Eine Lösung aus dem Dilemma? Solange wird es sie nicht geben, als es auch und gerade Verleger sind, die auf den Rummelzug aufspringen. Eine Lösung wäre die Entfesselung des Gefangenen, die Öffnung der Ghettos, die hier für eine Mehrheit sorgen, die Narkotika ausgeliefert sind, und dort für eine Minderheit, die sich in elitärer Höhe ebenso isoliert, nur eben splendid, in Insider-Abgehobenheiten aus dem unendlichen Köchelverzeichnis der Glatzenfriseure. Ein Ende wäre nur absehbar in rigoroser Chaotisierung der Kanäle, in deren Soft-Brei wieder die Brocken gehörten, live -Freiheiten ebenso wie das kalkuliert Anstößige. Was freilich weder Staatsverwalter akzeptieren noch je der Multimedia-Kommerz.

Eine Entfesselung des Gefangenen gäbe es allein im Aufstand des Ghettos, in einer allgemeinen Verweigerung des Brei -Fressens. Oder wenigstens - wenn Hungerstreik oder Entzug schon nicht mehr gelingen - im Re-Etablieren jener Überraschungsprogramme, in deren Marmelade das Rasiermesser steckt. In denen ständig mit dem Schlimmsten zu rechnen ist, mit Schußwunden, mit dem, was Wut macht und Mut und wieder Konzentration, Argument, Analyse. Doch wenn nun schon EG -Richtlinien für einen europaweiten Kommerzfunk verabschiedet werden und die Kolonialisierung der DDR auch medienpolitisch erkennbar wird - statt die Chance zu nutzen, dort zu vermeiden, was nach 1945 hier vertan wurde, erscheint eine Umkehr in den alten Abenteuer- und Freiraum, jenseits von Markt und Macht, endgültig aussichtslos.

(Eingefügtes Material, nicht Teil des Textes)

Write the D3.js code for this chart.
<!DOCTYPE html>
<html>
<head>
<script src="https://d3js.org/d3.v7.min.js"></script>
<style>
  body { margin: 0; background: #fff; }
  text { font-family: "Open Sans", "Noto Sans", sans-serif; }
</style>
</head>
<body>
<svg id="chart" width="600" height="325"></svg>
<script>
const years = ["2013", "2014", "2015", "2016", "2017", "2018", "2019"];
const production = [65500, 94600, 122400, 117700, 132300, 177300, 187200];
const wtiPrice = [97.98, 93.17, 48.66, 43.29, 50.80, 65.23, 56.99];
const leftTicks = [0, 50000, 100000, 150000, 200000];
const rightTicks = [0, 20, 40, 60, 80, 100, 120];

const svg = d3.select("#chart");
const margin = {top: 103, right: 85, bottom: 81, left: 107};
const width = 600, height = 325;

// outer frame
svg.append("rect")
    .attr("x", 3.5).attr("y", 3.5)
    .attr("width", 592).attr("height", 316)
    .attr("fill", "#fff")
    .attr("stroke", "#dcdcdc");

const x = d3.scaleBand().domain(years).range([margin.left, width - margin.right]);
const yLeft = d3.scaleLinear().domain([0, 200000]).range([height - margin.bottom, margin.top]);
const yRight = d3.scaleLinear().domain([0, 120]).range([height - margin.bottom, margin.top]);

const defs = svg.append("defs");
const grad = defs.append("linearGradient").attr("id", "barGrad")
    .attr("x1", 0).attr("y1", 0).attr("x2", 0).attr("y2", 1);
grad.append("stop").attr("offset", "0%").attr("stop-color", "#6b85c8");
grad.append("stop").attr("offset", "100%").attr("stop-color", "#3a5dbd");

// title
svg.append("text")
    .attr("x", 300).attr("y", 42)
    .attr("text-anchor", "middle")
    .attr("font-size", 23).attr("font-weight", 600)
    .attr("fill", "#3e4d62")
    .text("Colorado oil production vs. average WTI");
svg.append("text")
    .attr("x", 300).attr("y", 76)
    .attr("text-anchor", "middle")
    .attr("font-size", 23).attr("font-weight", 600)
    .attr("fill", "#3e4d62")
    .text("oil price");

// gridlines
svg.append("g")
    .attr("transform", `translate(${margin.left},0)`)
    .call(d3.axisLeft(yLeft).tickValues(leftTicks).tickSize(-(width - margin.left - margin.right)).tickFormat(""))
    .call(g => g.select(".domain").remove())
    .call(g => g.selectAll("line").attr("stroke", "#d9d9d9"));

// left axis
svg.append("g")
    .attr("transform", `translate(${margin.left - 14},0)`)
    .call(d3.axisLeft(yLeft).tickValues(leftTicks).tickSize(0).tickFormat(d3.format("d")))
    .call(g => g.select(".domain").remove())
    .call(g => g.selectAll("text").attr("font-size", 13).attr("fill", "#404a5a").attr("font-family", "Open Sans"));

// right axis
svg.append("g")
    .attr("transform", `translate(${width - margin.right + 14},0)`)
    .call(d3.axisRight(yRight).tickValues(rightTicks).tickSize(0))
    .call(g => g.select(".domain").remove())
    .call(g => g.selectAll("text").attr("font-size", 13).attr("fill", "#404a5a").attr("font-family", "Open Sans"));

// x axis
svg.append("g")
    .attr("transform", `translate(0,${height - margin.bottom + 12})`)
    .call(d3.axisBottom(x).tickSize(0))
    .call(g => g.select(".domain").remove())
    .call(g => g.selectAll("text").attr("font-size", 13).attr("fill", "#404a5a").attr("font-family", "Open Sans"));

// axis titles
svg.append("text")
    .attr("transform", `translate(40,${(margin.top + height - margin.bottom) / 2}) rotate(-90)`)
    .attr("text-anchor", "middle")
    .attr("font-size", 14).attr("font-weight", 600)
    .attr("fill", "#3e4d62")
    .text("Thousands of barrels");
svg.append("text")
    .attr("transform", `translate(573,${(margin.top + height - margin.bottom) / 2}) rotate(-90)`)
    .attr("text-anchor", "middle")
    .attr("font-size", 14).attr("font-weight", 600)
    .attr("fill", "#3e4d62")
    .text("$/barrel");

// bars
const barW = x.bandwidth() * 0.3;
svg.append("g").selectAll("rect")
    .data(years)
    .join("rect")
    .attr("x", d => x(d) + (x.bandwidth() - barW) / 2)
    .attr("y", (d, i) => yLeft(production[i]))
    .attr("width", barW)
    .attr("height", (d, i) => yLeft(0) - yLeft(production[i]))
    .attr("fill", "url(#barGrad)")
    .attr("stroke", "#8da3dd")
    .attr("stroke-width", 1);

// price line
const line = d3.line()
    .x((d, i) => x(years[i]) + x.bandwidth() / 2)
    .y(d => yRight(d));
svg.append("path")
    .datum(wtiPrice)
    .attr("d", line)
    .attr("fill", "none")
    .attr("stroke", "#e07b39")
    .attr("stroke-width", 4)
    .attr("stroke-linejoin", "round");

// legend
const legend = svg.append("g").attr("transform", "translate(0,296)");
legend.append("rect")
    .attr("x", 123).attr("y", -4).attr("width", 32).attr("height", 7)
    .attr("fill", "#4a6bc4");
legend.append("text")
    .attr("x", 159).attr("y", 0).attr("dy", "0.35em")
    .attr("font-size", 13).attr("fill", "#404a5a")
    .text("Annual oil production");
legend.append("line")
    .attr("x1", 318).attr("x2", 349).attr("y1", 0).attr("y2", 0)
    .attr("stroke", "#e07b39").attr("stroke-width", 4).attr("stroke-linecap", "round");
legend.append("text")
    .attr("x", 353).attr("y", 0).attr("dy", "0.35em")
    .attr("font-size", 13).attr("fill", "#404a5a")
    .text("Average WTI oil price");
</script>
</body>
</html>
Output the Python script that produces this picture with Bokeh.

Kabel- und Satelliten-Techniken ermöglichen Internationalisierung, Monopolisierung. Das heißt, Gleichschaltung der Weltwahrnehmung. Standardisierung von Sizilien bis Island, von Madrid demnächst bis Moskau, hirnerweichender Global-Pudding nach dem so bewährten Rezept des Hamburgers. Von „geistigem Krebs“ spricht Umberto Eco, wenn er vom Okkulten spricht, von der dummen Sorte der Zeichen, der unnötigen Magie, die immer nur sich selbst erklärt, Schein den Schein, wuchernd. Im Fernsehen sind in Europa inzwischen 45 Satellitenprogramme zu empfangen, 18 in englisch - Medienmonopoly.

Die Ruhigstellung der Massen durch Abschirm- und Ablenkungsarbeit wird ja umso notwendiger, je unabwendbarer das Inferno des Planeten näherrückt. Umso mildtätiger wird die weltweite Augenwischerei, die am besten immer noch dann abschirmt, wenn sie uns reduziert, auf einen plärrenden Infantilismus, mit dem wir zu stillen sind, ruhigzustillen, zu erlösen vom Eigensinn.